In Afghanistan today, there is no social issue more controversial than women’s rights. And nothing cuts to the heart of the matter more than the education of young girls because nothing so radically threatens to change a deeply patriarchal society than rising generations of educated women.
As recounted in What Tomorrow Brings, in 2009, when Razia Jan, a visionary and fearless educator, arrived in the war-blasted village of Deh’Subz to open the Zabuli Education Center, she placed herself at the center of her country’s turmoil. She faced families and village elders hostile to female education, threats (and nearby examples) of Taliban violence against schools for girls and the haunting question of what would happen when U.S. forces withdrew. To sustain herself, she had her own resourcefulness, the passion of her teachers and, perhaps most surprisingly in a conservative rural setting, the free-spirited determination of the girls themselves to get an education.
The film is a powerful example of what happens when learning extends far beyond reading, writing and arithmetic. Here, girls have the space to dream of—and pursue—a life different from the one they were born into. One of the most striking features is the daily joy, curiosity and intellectual engagement of the girls in school—and the defiant or impish ruses they sometimes use to get there.“Nobody has the right to prevent girls from getting an education,” Razia tells her students. “If you were home you’d be washing clothes and sweeping. Your family would think of you like this flower. Theirs to protect or destroy. But this flower says, ‘Here I stand. Strong. Even if you try to destroy me I will bloom again and I will be beautiful.’”
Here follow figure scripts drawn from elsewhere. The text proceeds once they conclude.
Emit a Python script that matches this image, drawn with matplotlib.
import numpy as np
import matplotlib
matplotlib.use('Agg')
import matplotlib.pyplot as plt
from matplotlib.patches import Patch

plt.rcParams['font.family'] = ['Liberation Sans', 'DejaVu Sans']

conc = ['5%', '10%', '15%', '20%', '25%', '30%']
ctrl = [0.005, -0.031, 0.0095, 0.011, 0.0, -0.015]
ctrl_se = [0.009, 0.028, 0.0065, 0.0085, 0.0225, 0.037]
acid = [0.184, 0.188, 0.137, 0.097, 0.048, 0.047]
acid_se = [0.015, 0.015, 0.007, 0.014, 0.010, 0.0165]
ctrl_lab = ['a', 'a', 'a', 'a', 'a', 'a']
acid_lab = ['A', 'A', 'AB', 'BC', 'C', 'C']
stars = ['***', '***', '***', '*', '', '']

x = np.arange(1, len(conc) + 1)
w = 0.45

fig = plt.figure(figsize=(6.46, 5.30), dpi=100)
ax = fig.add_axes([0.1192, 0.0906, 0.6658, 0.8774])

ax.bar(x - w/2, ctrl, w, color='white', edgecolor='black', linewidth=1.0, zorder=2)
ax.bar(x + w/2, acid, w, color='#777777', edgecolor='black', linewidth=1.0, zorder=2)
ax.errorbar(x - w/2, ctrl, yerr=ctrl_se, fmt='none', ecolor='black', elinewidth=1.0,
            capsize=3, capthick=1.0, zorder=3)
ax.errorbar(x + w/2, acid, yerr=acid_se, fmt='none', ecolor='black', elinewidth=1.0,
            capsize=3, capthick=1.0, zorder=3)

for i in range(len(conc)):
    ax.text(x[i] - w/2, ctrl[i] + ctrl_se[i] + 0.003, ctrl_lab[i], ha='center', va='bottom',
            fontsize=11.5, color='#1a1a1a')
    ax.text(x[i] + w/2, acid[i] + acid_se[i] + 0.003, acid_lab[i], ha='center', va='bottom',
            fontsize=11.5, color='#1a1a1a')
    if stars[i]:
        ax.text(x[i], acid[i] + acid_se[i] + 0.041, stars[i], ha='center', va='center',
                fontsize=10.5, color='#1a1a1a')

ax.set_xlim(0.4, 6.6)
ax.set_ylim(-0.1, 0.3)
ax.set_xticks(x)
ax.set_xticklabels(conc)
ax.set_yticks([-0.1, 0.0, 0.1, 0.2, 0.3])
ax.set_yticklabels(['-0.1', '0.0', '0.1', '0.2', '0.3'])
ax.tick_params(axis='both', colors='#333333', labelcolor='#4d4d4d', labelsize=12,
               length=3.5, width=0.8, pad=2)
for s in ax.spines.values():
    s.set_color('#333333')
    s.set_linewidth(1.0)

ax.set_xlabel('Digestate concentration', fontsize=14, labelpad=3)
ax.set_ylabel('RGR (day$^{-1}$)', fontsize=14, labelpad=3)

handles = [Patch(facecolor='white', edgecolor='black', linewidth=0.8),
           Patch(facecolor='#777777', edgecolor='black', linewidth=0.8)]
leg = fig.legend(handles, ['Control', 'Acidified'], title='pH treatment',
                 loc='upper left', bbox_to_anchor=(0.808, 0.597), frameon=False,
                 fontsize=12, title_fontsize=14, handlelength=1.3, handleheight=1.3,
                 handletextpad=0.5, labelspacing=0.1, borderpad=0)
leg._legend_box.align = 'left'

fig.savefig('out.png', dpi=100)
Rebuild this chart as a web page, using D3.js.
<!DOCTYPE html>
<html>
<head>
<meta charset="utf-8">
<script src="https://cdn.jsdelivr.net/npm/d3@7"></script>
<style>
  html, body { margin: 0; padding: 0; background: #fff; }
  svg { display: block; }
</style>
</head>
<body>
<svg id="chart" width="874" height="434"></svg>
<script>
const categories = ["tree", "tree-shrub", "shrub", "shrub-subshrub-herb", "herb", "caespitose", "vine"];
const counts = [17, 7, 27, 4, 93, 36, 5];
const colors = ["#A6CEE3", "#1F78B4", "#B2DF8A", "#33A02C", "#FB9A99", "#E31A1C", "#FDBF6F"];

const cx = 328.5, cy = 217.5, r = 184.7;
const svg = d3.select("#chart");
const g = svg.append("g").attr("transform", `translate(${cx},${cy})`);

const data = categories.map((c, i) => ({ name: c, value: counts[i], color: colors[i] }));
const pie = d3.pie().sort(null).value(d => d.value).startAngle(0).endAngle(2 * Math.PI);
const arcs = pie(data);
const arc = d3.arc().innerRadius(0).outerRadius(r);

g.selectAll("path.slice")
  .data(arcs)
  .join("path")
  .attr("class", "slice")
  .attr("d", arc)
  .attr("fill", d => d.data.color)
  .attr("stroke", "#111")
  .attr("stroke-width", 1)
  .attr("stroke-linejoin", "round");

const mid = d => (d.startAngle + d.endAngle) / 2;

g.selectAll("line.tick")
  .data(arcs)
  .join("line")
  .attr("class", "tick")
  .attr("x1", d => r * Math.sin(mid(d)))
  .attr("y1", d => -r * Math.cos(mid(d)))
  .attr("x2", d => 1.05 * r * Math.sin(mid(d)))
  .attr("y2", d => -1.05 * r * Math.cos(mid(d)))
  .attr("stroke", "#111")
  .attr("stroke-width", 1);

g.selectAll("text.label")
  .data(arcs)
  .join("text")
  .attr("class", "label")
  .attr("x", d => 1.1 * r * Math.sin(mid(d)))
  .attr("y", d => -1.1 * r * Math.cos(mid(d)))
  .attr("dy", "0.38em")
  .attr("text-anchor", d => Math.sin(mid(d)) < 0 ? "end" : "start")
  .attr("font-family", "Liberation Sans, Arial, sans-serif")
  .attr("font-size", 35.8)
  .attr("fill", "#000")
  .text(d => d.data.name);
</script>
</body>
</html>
Director: Beth Murphy | USA | 2015 | 90 minutes
Facing History and Ourselves is proud to partner with the Memphis Brooks Museum of Art in presenting the Upstander Film Series in January 2017. Every Wednesday night, the museum will show a film that celebrates stories of individuals that have embraced the challenge to speak out, stand up for others, and make decisions that help create positive change in our world. Following each screening, Facing History and Ourselves will facilitate a discussion with the audience and the creative minds behind the films.